Like other industrial revolutions, Industry 4.0 came to transform the way of working with the digitalization of manufacturing environments. However, this feature poses several challenges in terms of cybersecurity.

This is because increasingly sophisticated tools allow malicious users to gain unauthorized access to systems and devices used in the industry, and can promote cyberattacks with disastrous consequences. 

Therefore, we prepared an article in which we explain the main aspects that impact cybersecurity of Industry 4.0. We also covered what needs to be done to ensure cybersecurity in this scenario. To facilitate your understanding, we divided our text into topics. They are:

• What is Industry 4.0?

• Importance and Benefits of Industry 4.0

• Technologies Commonly Used in Industry 4.0

• The 3 Aspects Affecting Cybersecurity in Industry 4.0

• Other Cybersecurity Challenges for Industry 4.0

• Measures that Provide Cybersecurity to Industry 4.0

• History of the Industry

• About senhasegura

• Conclusion

Enjoy the read!

What is Industry 4.0?

Industry 4.0 or the Fourth Industrial Revolution emerged a few decades ago, focusing on advanced digital technologies such as robotics, the Internet of Things, cloud computing, and artificial intelligence.

This concept makes it possible to connect physical and digital environments, allowing joint action between different departments.

With Industry 4.0, it is also possible to have control of all operations within an organization, as well as to optimize processes and increase productivity.

It can be said that the Fourth Industrial Revolution is transforming business models and production steps with the use of technological solutions. 

Importance and Benefits of Industry 4.0

Industry 4.0 is advantageous for organizations, since it provides more efficiency to processes, increasing productivity while reducing the number of resources required.

Moreover, the solutions adopted through the Fourth Industrial Revolution bring other benefits, which will also be detailed below:

• Reduced Operating Costs and Increased Profit

Automation allows one to avoid human failures and delays, reducing losses, increasing the effectiveness of processes, and, consequently, increasing business profitability.

In practice, Industry 4.0 makes it possible to improve the use of assets, reduce the costs of their cycle, and produce without interruptions.

• Customer Satisfaction

The advantages of the productivity guaranteed by Industry 4.0 are not limited to the industrial environment: they also involve the satisfaction of the customer’s expectation, who also wants to increase their performance.

• Asset Monitoring

Maintaining industrial assets takes time and requires financial resources. In addition, while the equipment is in repair, production remains interrupted and the industry ceases to profit. 

On the other hand, investing in the internet of things makes it possible to detect failures before they generate more costly problems. 

Thus, it is possible to affirm that asset monitoring and maintenance are one of the great advantages of Industry 4.0.

• It Improves Working Conditions

 Industry 4.0 addresses human needs, allowing to improve working conditions for employees of organizations.

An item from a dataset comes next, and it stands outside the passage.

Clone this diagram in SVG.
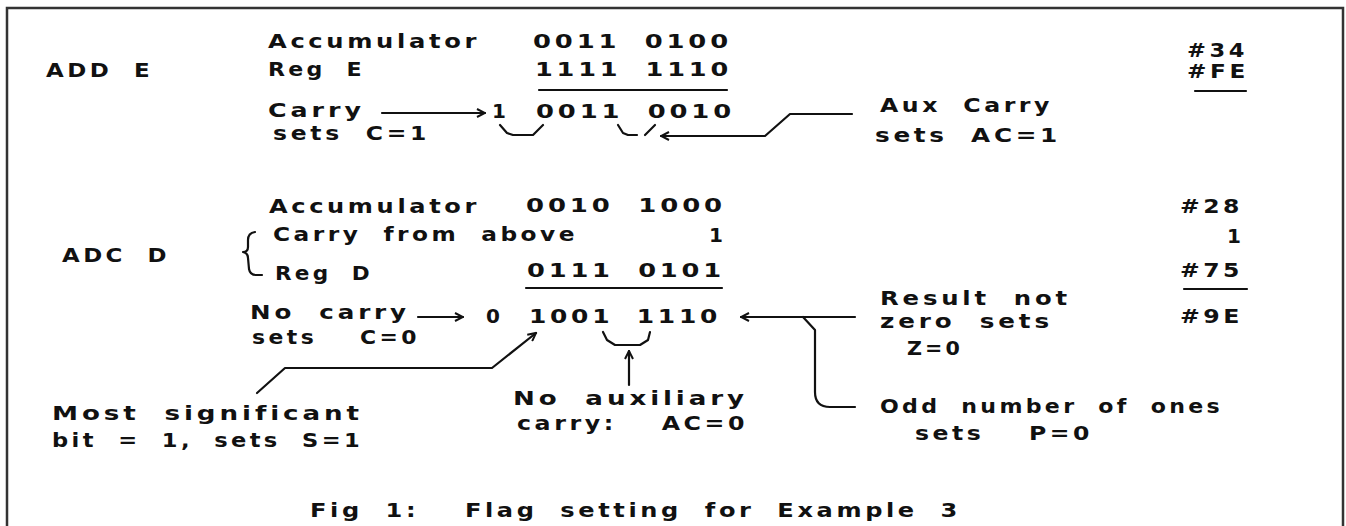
<svg xmlns="http://www.w3.org/2000/svg" width="1346" height="526" viewBox="0 0 1346 526">
<style>
text{font-family:"DejaVu Sans","Liberation Sans",sans-serif;font-weight:bold;font-size:20px;letter-spacing:3px;word-spacing:9px;fill:#111;white-space:pre}
.sm{font-size:19px}
.ln{fill:none;stroke:#111;stroke-width:2.2;stroke-linecap:round;stroke-linejoin:round}
.ar{marker-end:url(#ah)}
</style>
<defs>
<marker id="ah" viewBox="0 0 10 10" refX="9" refY="5" markerWidth="10" markerHeight="10" markerUnits="userSpaceOnUse" orient="auto">
<path d="M1,1 L9,5 L1,9" fill="none" stroke="#111" stroke-width="2"/>
</marker>
</defs>
<rect x="0" y="0" width="1346" height="526" fill="#fff"/>
<rect id="frame" x="7" y="8" width="1336" height="530" fill="none" stroke="#333" stroke-width="2.5"/>

<g id="add-e">
<text x="46" y="77" textLength="107" lengthAdjust="spacingAndGlyphs">ADD E</text>
<text x="268" y="48" textLength="212" lengthAdjust="spacingAndGlyphs">Accumulator</text>
<text x="533" y="48" textLength="199" lengthAdjust="spacingAndGlyphs">0011 0100</text>
<text x="268" y="76" textLength="97" lengthAdjust="spacingAndGlyphs">Reg E</text>
<text x="535" y="76" textLength="197" lengthAdjust="spacingAndGlyphs">1111 1110</text>
<text class="sm" x="1187" y="57" textLength="61" lengthAdjust="spacingAndGlyphs">#34</text>
<text class="sm" x="1187" y="78" textLength="62" lengthAdjust="spacingAndGlyphs">#FE</text>
<text class="sm" x="268" y="117" textLength="97" lengthAdjust="spacingAndGlyphs">Carry</text>
<text class="sm" x="273" y="140" textLength="157" lengthAdjust="spacingAndGlyphs">sets C=1</text>
<text x="492" y="118">1</text>
<text x="536" y="118" textLength="199" lengthAdjust="spacingAndGlyphs">0011 0010</text>
<text x="880" y="112" textLength="173" lengthAdjust="spacingAndGlyphs">Aux Carry</text>
<text x="875" y="142" textLength="186" lengthAdjust="spacingAndGlyphs">sets AC=1</text>
</g>

<g id="adc-d">
<text x="269" y="213" textLength="211" lengthAdjust="spacingAndGlyphs">Accumulator</text>
<text x="526" y="212" textLength="200" lengthAdjust="spacingAndGlyphs">0010 1000</text>
<text x="1180" y="213" textLength="63" lengthAdjust="spacingAndGlyphs">#28</text>
<text x="62" y="262" textLength="108" lengthAdjust="spacingAndGlyphs">ADC D</text>
<text x="273" y="241" textLength="305" lengthAdjust="spacingAndGlyphs">Carry from above</text>
<text x="709" y="242">1</text>
<text x="1227" y="243">1</text>
<text x="275" y="280" textLength="98" lengthAdjust="spacingAndGlyphs">Reg D</text>
<text x="527" y="277" textLength="198" lengthAdjust="spacingAndGlyphs">0111 0101</text>
<text x="1180" y="277" textLength="63" lengthAdjust="spacingAndGlyphs">#75</text>
<text class="sm" x="250" y="319" textLength="160" lengthAdjust="spacingAndGlyphs">No carry</text>
<text class="sm" x="252" y="344" textLength="168" lengthAdjust="spacingAndGlyphs">sets  C=0</text>
<text x="486" y="323">0</text>
<text x="529" y="323" textLength="192" lengthAdjust="spacingAndGlyphs">1001 1110</text>
<text x="1180" y="323" textLength="63" lengthAdjust="spacingAndGlyphs">#9E</text>
<text class="sm" x="880" y="305" textLength="191" lengthAdjust="spacingAndGlyphs">Result not</text>
<text class="sm" x="880" y="328" textLength="173" lengthAdjust="spacingAndGlyphs">zero sets</text>
<text x="907" y="355" textLength="56" lengthAdjust="spacingAndGlyphs">Z=0</text>
</g>

<g id="notes">
<text x="52" y="420" textLength="311" lengthAdjust="spacingAndGlyphs">Most significant</text>
<text x="52" y="447" textLength="311" lengthAdjust="spacingAndGlyphs">bit = 1, sets S=1</text>
<text x="513" y="405" textLength="235" lengthAdjust="spacingAndGlyphs">No auxiliary</text>
<text x="517" y="430" textLength="231" lengthAdjust="spacingAndGlyphs">carry:  AC=0</text>
<text x="880" y="413" textLength="343" lengthAdjust="spacingAndGlyphs">Odd number of ones</text>
<text x="915" y="440" textLength="178" lengthAdjust="spacingAndGlyphs">sets  P=0</text>
</g>

<g id="caption">
<text x="310" y="517" textLength="651" lengthAdjust="spacingAndGlyphs">Fig 1:  Flag setting for Example 3</text>
</g>

<g id="connectors">
<line class="ln" x1="539" y1="90" x2="727" y2="90"/>
<line class="ln" x1="1195" y1="91" x2="1246" y2="91"/>
<line class="ln" x1="526" y1="288" x2="722" y2="288"/>
<line class="ln" x1="1184" y1="289" x2="1247" y2="289"/>
<path class="ln ar" d="M382,113 L485,113"/>
<path class="ln" d="M500,125 L507,133 L513,135 L533,135 L543,125"/>
<path class="ln" d="M618,125 L623,133 L628,135 L637,135"/>
<path class="ln" d="M645,135 L655,125"/>
<path class="ln ar" d="M852,114 L790,114 L765,136 L661,136"/>
<path class="ln" d="M255,232 Q248,233 248,240 L248,247 Q248,252 243,252 Q248,253 248,258 L249,269 Q250,275 256,275 L262,275"/>
<path class="ln ar" d="M418,317 L463,317"/>
<path class="ln ar" d="M855,317 L741,317"/>
<path class="ln" d="M803,317 L815,330 L815,392 Q815,407 830,407 L855,407"/>
<path class="ln" d="M603,332 L607,340 L615,345 L640,345 L648,340 L650,332"/>
<path class="ln ar" d="M629,385 L629,351"/>
<path class="ln ar" d="M257,393 L285,368 L492,368 L536,333"/>
</g>
</svg>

This is possible to the extent that it provides data on temperature, humidity, radiation, presence of gases, and accident risks to operators and maintenance personnel. 

• Customized Services

Digital tools have brought significant changes in consumer behavior, which today is increasingly demanding and interested in personalized products and services.

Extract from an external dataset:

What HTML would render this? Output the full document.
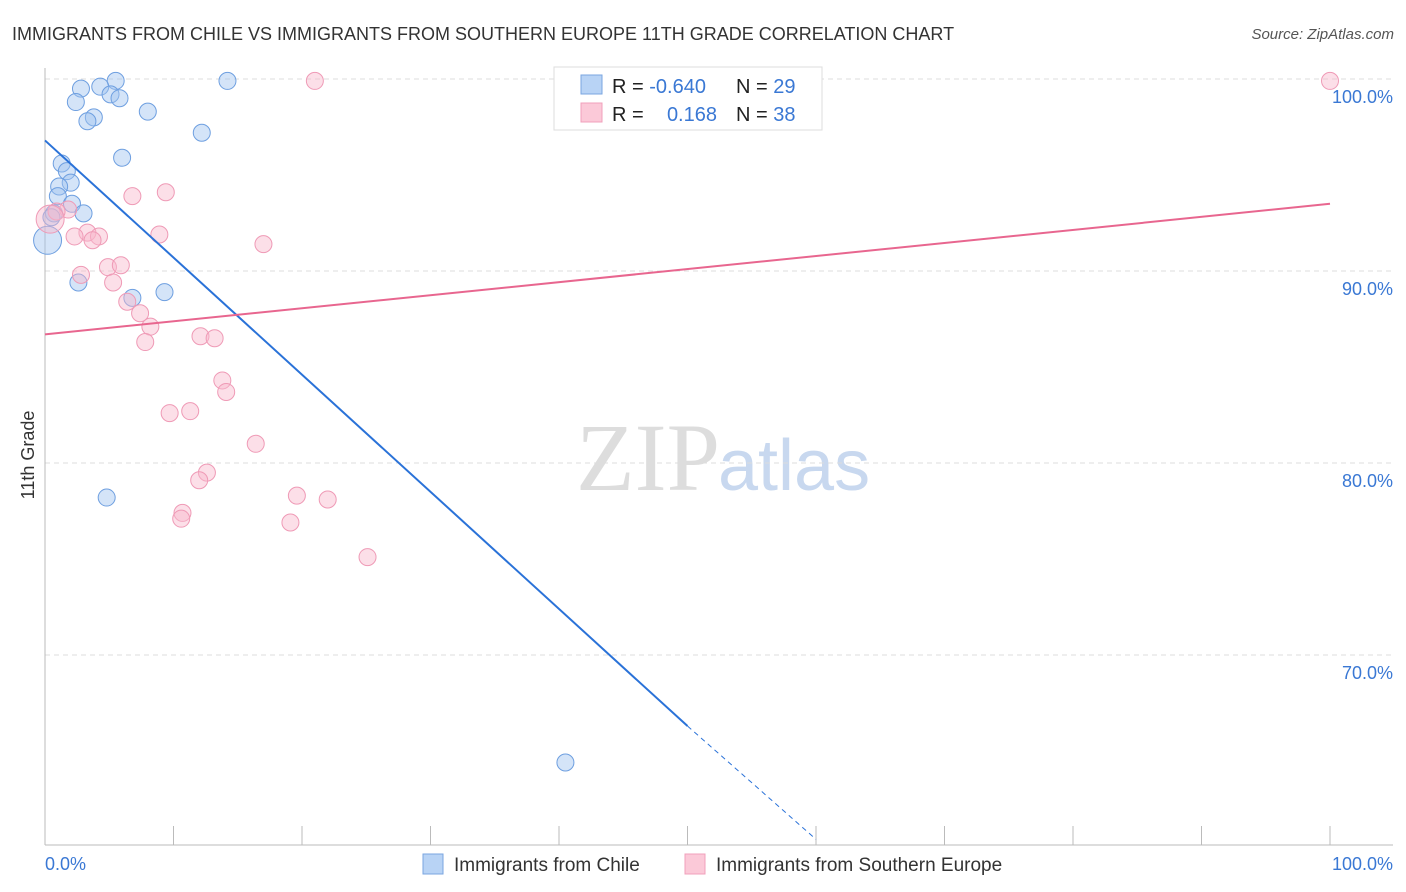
<!DOCTYPE html>
<html><head><meta charset="utf-8"><style>
body{margin:0;background:#fff;font-family:"Liberation Sans",sans-serif;}
svg{display:block}
</style></head><body>
<svg id="chart" width="1406" height="892" xmlns="http://www.w3.org/2000/svg">
<text x="12" y="40" font-size="18" fill="#333">IMMIGRANTS FROM CHILE VS IMMIGRANTS FROM SOUTHERN EUROPE 11TH GRADE CORRELATION CHART</text>
<text x="1394" y="39" font-size="15" fill="#555" font-style="italic" text-anchor="end">Source: ZipAtlas.com</text>
<text x="720" y="490" font-size="96" fill="#ddd" text-anchor="end" font-family="Liberation Serif,serif">ZIP</text>
<text x="718" y="490" font-size="72" fill="#c8d8ef">atlas</text>
<text transform="translate(34,455) rotate(-90)" font-size="18" fill="#333" text-anchor="middle">11th Grade</text>
<g id="grid"></g><g id="axes"></g><g id="pts"></g><g id="lines"></g>
<g>
<rect x="554" y="67" width="268" height="63" fill="#fff" stroke="#ddd"/>
<rect x="581" y="75" width="21" height="19" fill="#b8d3f5" stroke="#7aa6e0"/>
<rect x="581" y="103" width="21" height="19" fill="#fbc9d8" stroke="#f0a0bb"/>
<text x="612" y="93" font-size="20" fill="#222">R = <tspan fill="#3a78d4">-0.640</tspan></text>
<text x="736" y="93" font-size="20" fill="#222">N = <tspan fill="#3a78d4">29</tspan></text>
<text x="612" y="121" font-size="20" fill="#222">R = </text>
<text x="717" y="121" font-size="20" fill="#3a78d4" text-anchor="end">0.168</text>
<text x="736" y="121" font-size="20" fill="#222">N = <tspan fill="#3a78d4">38</tspan></text>
</g>
<g>
<rect x="423" y="854" width="20" height="20" fill="#b8d3f5" stroke="#7aa6e0"/>
<text x="454" y="871" font-size="19" fill="#333">Immigrants from Chile</text>
<rect x="685" y="854" width="20" height="20" fill="#fbc9d8" stroke="#f0a0bb"/>
<text x="716" y="871" font-size="19" fill="#333">Immigrants from Southern Europe</text>
</g>
</svg>
<script>
const yTicks=[100,90,80,70];
const yTickLabels=["100.0%","90.0%","80.0%","70.0%"];
const xTicks=[0,10,20,30,40,50,60,70,80,90,100];
const chileX=[5.5,14.2,4.3,2.8,5.1,5.8,2.4,8.0,3.8,3.3,12.2,6.0,1.3,1.7,2.0,1.1,1.0,2.1,3.0,0.7,0.5,0.2,2.6,6.8,9.3,4.8,40.5];
const chileY=[99.9,99.9,99.6,99.5,99.2,99.0,98.8,98.3,98.0,97.8,97.2,95.9,95.6,95.2,94.6,94.4,93.9,93.5,93.0,93.0,92.8,91.6,89.4,88.6,88.9,78.2,64.4];
const seX=[21.0,100,6.8,9.4,1.8,0.9,0.4,3.3,4.2,2.3,3.7,8.9,17.0,2.8,4.9,5.9,5.3,6.4,7.4,8.2,7.8,12.1,13.2,13.8,14.1,9.7,11.3,16.4,12.6,12.0,10.7,10.6,19.6,22.0,19.1,25.1];
const seY=[99.9,99.9,93.9,94.1,93.2,93.1,92.7,92.0,91.8,91.8,91.6,91.9,91.4,89.8,90.2,90.3,89.4,88.4,87.8,87.1,86.3,86.6,86.5,84.3,83.7,82.6,82.7,81.0,79.5,79.1,77.4,77.1,78.3,78.1,76.9,75.1];
const chileTrend=[[0,96.8],[50,66.3],[60,60.4]];
const seTrend=[[0,86.7],[100,93.5]];
const NS="http://www.w3.org/2000/svg";
const X=v=>45+v*12.85, Y=v=>79+(100-v)*19.2;
function mk(tag,attrs,parent){const e=document.createElementNS(NS,tag);for(const k in attrs)e.setAttribute(k,attrs[k]);document.getElementById(parent).appendChild(e);return e;}
yTicks.forEach((t,i)=>{
 const l=mk('line',{x1:45,x2:1393,y1:Y(t),y2:Y(t),stroke:'#ddd','stroke-dasharray':'5,4'},'grid');
 
 
 const tx=mk('text',{x:1393,y:Y(t)+24,'font-size':18,fill:'#3a78d4','text-anchor':'end'},'grid');
 tx.textContent=yTickLabels[i];
 
 
});
const ax=mk('line',{x1:45,x2:45,y1:68,y2:845,stroke:'#bbb'},'axes');


const bx=mk('line',{x1:45,x2:1393,y1:845,y2:845,stroke:'#bbb'},'axes');


xTicks.forEach(t=>{
 const l=mk('line',{x1:X(t),x2:X(t),y1:826,y2:845,stroke:'#bbb'},'axes');
 
 
});
const x0=mk('text',{x:45,y:870,'font-size':18,fill:'#3a78d4'},'axes');x0.textContent='0.0%';


const x1=mk('text',{x:1393,y:870,'font-size':18,fill:'#3a78d4','text-anchor':'end'},'axes');x1.textContent='100.0%';


chileX.forEach((v,i)=>{
 const c=mk('circle',{cx:X(v),cy:Y(chileY[i]),r:i==21?14:8.5,fill:'rgba(160,195,240,0.45)',stroke:'#6e9fe0','stroke-width':1},'pts');
 
 
});
seX.forEach((v,i)=>{
 const c=mk('circle',{cx:X(v),cy:Y(seY[i]),r:i==6?14:8.5,fill:'rgba(248,185,205,0.45)',stroke:'#ef9ab6','stroke-width':1},'pts');
 
 
});
const b1=mk('line',{x1:X(chileTrend[0][0]),y1:Y(chileTrend[0][1]),x2:X(chileTrend[1][0]),y2:Y(chileTrend[1][1]),stroke:'#2a72d8','stroke-width':2},'lines');


const b2=mk('line',{x1:X(chileTrend[1][0]),y1:Y(chileTrend[1][1]),x2:X(chileTrend[2][0]),y2:Y(chileTrend[2][1]),stroke:'#2a72d8','stroke-width':1,'stroke-dasharray':'5,4'},'lines');


const p1=mk('line',{x1:X(seTrend[0][0]),y1:Y(seTrend[0][1]),x2:X(seTrend[1][0]),y2:Y(seTrend[1][1]),stroke:'#e8668f','stroke-width':2},'lines');


</script>
</body></html>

Therefore, companies that do not want to lose space to the competition need to follow this transformation, which includes the desire for customized items and the possibility of interacting with the brand and influencing its manufacture.

For this reason, many organizations invest in digital platforms that allow them to customize products according to customer preferences and shorten the path between production and delivery.

For this type of business to achieve its goals and gain a competitive advantage, it is necessary to adopt solutions related to the Fourth Industrial Revolution. 

• More agility

The manufacturing industry requires the agility, flexibility, and scalability provided by Industry 4.0 to meet seasonal demands and enable business growth without increasing the number of employees.

In practice, this is possible through technologies such as robots, cyber-physical systems, artificial intelligence, and big data.

• New Services 

The technologies inherent in Industry 4.0 enable companies to obtain new forms of revenue, offering innovative services and providing unique experiences to their customers.

In addition, interaction through digital tools allows the consumer to stay informed, creating a transparent relationship and a bond of trust with the organization. 

Technologies Commonly Used in Industry 4.0

The following are some technologies that are generally used in the Fourth Industrial Revolution: 

• Big Data

This is a methodology used to deal with data sets that arrive at an increasing amount and speed, presenting great variety and complexity.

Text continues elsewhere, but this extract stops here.